▶ Goal: Gather the lines below that include the string "this", copying each in full.

◆ ◆ ◆ ◆ ◆

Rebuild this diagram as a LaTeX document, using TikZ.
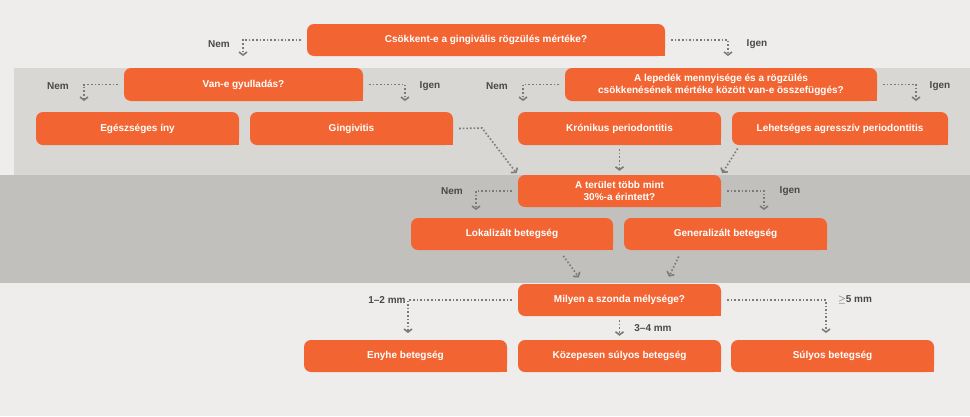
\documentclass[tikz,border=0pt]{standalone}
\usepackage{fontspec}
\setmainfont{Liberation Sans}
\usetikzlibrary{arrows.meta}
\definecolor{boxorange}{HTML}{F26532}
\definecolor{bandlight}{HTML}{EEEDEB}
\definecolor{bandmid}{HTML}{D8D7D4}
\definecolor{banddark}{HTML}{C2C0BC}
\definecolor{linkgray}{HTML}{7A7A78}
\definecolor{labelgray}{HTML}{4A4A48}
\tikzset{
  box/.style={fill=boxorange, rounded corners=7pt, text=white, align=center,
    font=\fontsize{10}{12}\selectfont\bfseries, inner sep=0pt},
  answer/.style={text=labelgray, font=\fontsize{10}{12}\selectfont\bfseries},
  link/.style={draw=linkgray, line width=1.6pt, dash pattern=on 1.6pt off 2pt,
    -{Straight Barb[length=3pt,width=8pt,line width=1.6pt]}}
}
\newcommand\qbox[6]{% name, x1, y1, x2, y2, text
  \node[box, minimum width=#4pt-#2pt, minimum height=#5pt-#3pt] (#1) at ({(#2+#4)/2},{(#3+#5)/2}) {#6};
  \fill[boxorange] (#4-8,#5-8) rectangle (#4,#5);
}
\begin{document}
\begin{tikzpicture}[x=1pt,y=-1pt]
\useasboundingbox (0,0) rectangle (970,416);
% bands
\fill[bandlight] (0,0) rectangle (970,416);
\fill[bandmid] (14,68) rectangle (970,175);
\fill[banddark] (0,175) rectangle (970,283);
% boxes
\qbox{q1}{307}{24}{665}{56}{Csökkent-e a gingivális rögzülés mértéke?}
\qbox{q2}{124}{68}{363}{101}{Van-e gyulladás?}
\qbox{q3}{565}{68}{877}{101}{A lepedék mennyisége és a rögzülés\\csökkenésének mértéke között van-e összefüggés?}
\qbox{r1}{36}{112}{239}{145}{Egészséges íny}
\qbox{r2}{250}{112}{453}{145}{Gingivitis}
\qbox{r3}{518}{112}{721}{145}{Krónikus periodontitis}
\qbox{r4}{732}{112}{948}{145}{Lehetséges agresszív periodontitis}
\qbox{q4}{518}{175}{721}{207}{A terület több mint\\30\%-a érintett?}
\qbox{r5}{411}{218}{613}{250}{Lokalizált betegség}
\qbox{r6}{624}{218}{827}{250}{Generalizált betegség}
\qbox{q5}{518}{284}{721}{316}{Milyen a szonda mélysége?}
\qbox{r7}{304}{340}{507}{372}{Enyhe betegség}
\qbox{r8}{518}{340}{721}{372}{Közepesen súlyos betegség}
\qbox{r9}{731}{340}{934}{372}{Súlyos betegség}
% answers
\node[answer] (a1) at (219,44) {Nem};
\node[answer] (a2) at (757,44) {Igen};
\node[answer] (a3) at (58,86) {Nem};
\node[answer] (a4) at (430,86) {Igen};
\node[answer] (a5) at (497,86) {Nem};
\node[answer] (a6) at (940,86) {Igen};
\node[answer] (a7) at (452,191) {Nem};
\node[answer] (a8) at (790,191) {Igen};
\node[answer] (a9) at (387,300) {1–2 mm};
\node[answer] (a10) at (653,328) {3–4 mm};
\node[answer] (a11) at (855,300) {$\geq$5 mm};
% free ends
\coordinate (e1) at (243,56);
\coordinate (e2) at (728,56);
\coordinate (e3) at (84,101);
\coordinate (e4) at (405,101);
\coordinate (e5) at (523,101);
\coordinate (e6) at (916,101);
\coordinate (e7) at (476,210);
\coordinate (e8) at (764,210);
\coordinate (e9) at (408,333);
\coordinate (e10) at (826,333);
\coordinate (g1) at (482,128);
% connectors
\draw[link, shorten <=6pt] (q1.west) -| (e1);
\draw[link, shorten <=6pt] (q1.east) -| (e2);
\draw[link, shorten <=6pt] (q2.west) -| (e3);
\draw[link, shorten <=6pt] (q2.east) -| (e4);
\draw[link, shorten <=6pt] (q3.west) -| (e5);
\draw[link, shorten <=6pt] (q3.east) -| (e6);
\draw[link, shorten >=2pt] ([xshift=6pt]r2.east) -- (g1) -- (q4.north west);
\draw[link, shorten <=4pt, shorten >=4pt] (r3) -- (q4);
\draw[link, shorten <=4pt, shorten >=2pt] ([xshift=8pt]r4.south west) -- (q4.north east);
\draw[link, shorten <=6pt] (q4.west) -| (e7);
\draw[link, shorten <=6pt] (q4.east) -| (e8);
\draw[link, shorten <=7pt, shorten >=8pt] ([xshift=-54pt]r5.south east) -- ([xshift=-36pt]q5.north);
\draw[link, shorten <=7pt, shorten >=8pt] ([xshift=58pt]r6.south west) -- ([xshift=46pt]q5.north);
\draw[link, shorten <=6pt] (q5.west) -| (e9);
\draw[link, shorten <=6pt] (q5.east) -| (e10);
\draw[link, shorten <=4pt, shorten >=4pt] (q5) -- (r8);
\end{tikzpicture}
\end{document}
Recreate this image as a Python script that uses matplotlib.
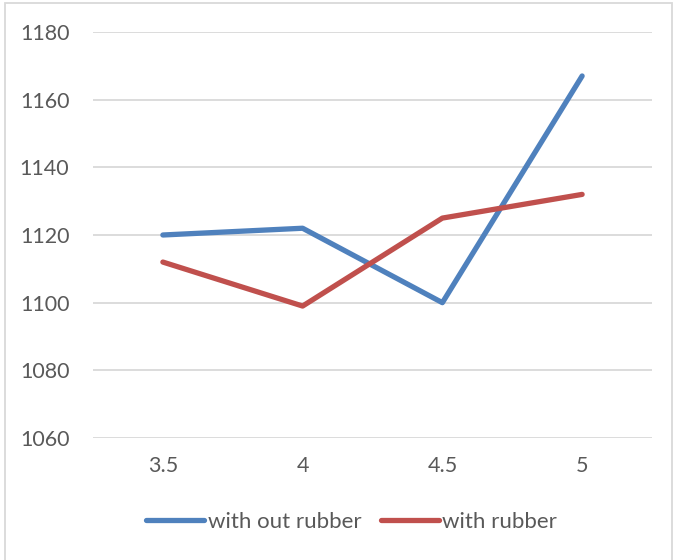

◆ ◆ ◆ ◆ ◆

▶ Solution:
Rebuild this diagram as a LaTeX document, using TikZ.
Recreate this image as a Python script that uses matplotlib.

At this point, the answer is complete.